Legal awards: Time is money, prize goes to firm saving both

Share this article
Have your say

Simpson & Marwick given Millar and Bryce Innovation Award for creatively marrying technology and best practice, writes David Lee

INNOVATION is often a hard-fought category in the Scottish Legal Awards and this year was no exception. The winner, Simpson & Marwick, demonstrated not only a genuinely innovative approach to improving working practices, but also saved substantial time and money as a result.

The Millar and Bryce Innovation Award was the most popular in this year’s programme, with Dundas & Wilson highly commended for its new legal services unit, launched in May 2012 and designed to give clients better value from legal advisers. Judges think the unit shows great promise for the future. However, the winner demonstrates “a genuine technological breakthrough for the legal community” – new bespoke software and business practices which have resulted in the reduction of the average life cycle of cases.

Katie Carmichael, an associate with Simpson & Marwick and manager of its systemisation team, explains: “We set up the systemisation team two years ago to handle high-volume, lower-value litigated claims more efficiently for our clients. Clients demand a high level of service, whether for a high-value Court of Session case or a low-value claim in the Sheriff Court. We wanted to provide a consistent high-quality service which was cost-effective for clients and worked well for the business.”

The project was founded on the premise that the life cycle and cost of cases were inextricably linked and that a long-running case meant costs incurred could sometimes be higher than the damages paid. The new approach involved analysing each stage of a case and designing the most efficient processes to enable Simpson & Marwick’s legally-trained staff to devise quick and appropriate strategies for resolution.

Adele Summers, Simpson & Marwick’s systems manager, says: “From the early stages of the project, legal and IT teams have worked closely to ensure the systems developed directly support and drive the new business model.”

Development of software has taken place in-house and has been continuously monitored to ensure anticipated outcomes are met. Summers says: “The resounding success of the systemisation model is a testament to the collaborative approach used.”

Cases were compared before and after the systemisation team was set up. There was improved performance across all claim types handled in the year following the team’s inception, compared with claims from the year before it was established – a 66 per cent reduction in the average case life cycle and a 24 per cent reduction in average claimant costs

“Cases are settling more quickly and costs to insurer clients have been reduced – while damages are remaining at the same level, so we are not just paying more to settle quickly,” says Carmichael. “We are securing the same results, but crucially, more quickly and at less cost to the client.”

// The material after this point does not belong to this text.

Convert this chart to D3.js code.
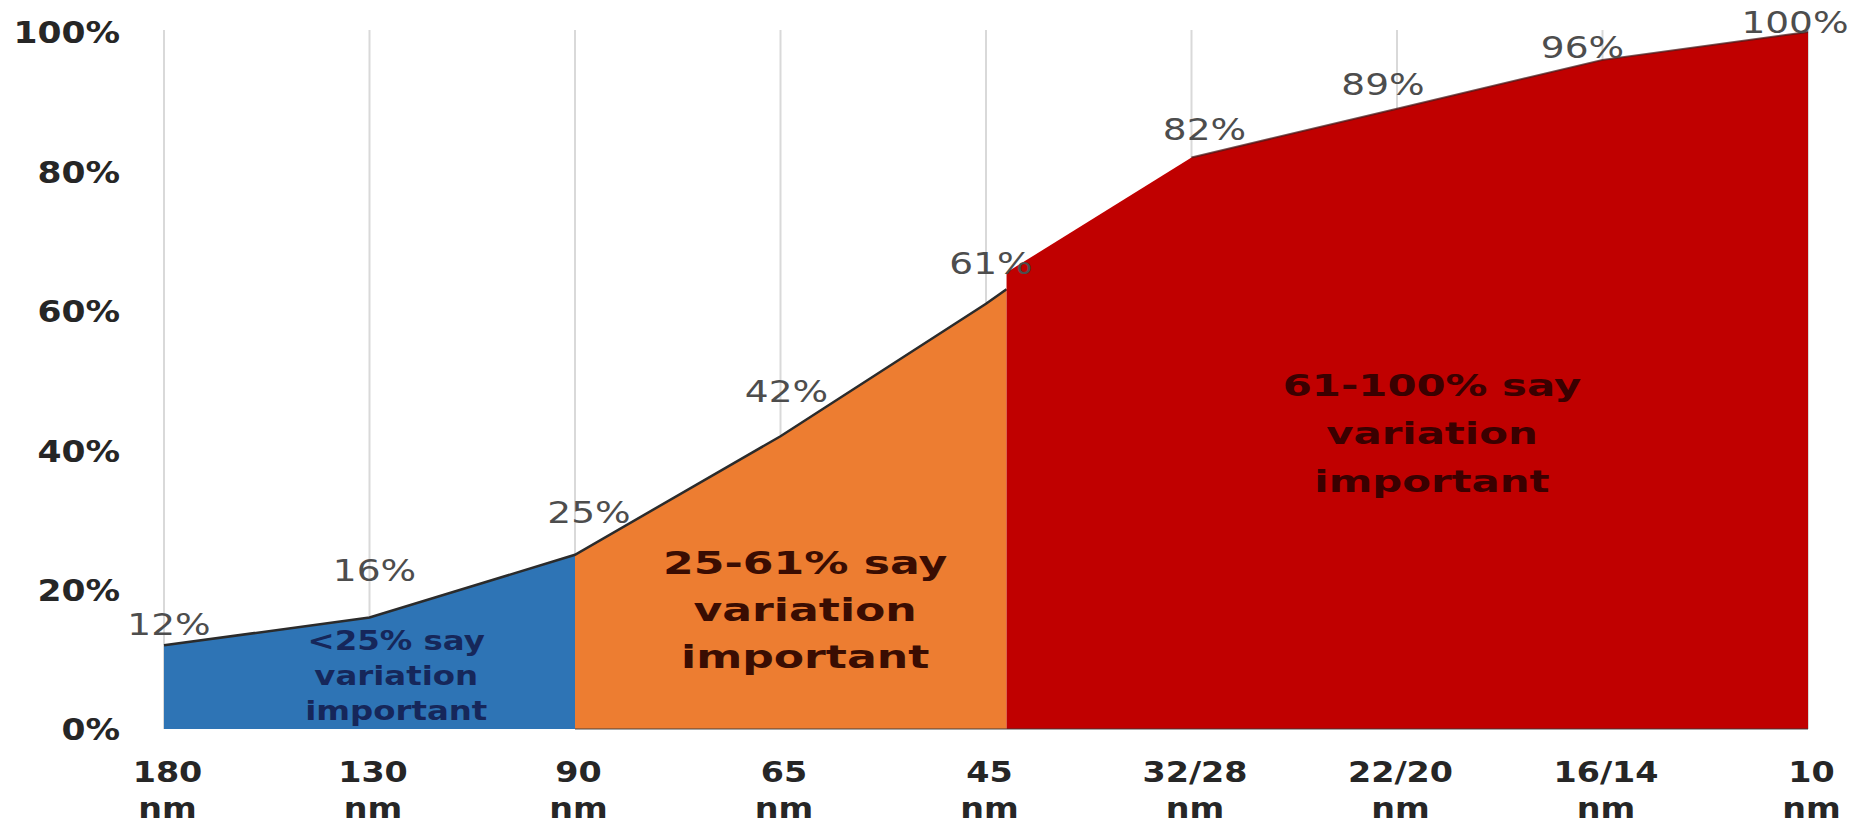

The initial success means Simpson & Marwick is expanding the systemisation service.

The hard evidence of success chimes with the two previous winners of the innovation award – Millar & Bryce with its land referencing service in 2012 and Russel & Aitken’s home movies to help sell residential properties in 2011.

The runner-up in this year’s innovation category, Dundas & Wilson, took comfort from its win in the new Barr Printers Trainee Firm of the Year award. The firm’s learning and professional development manager, Collette Bartlett, says the award reflects the significance of the way trainees are welcomed into the profession – and the specific commitment of Dundas & Wilson to bringing through its young people. Trainees, she says, are looking beyond the two-year traineeship to grasp the broader learning opportunities – to be “highly-skilled and well-equipped to get good positions when they qualify – especially important in the current market”.

Bartlett says D&W looks to combine best practice in legal education with a learning and development strategy to support its overall business objectives by creating young solicitors who can better serve clients through innovation.

D&W trainees have benefited from their own virtual learning environment since last November, allowing them access to important information at their fingertips and encouraging peer-to-peer learning. They also have access to future training programmes two or three months in advance to enable them to plan client work around their training – and work under a junior lawyer development programme, which runs for four years and better aligns the traineeship with future development.

“We are delighted to be recognised for putting the right structures in place to ensure that we continue to develop a sustainable group of newly-qualified solicitors who can contribute to the business,” Bartlett concludes.

Another new award – the Law Society of Scotland’s In-House Legal Team of the Year – was shared between Standard Life and Scottish Water.

Judges recognised the very different work done by the two teams and gave a joint award. Tom Axford, head of legal at Scottish Water, thinks that strong testimonials from partners had impressed the judges, as well as the wide variety of work completed by his ten-strong team, including a project in Qatar and significant operations involving renewables.

“I think we have flexibility and responsiveness – and an understanding of the business and its needs and priorities,” says Axford.

The Standard Life team was praised for its growth in 2012 and ability to handle very challenging caseloads. Malcolm Wood, group company secretary and general counsel, says: “Our group legal team thoroughly enjoyed the challenge of meeting the awards submission criteria. The in-house legal team is a great resource to Standard Life, so it’s good to see their excellence recognised by the judges and our peers in this way.”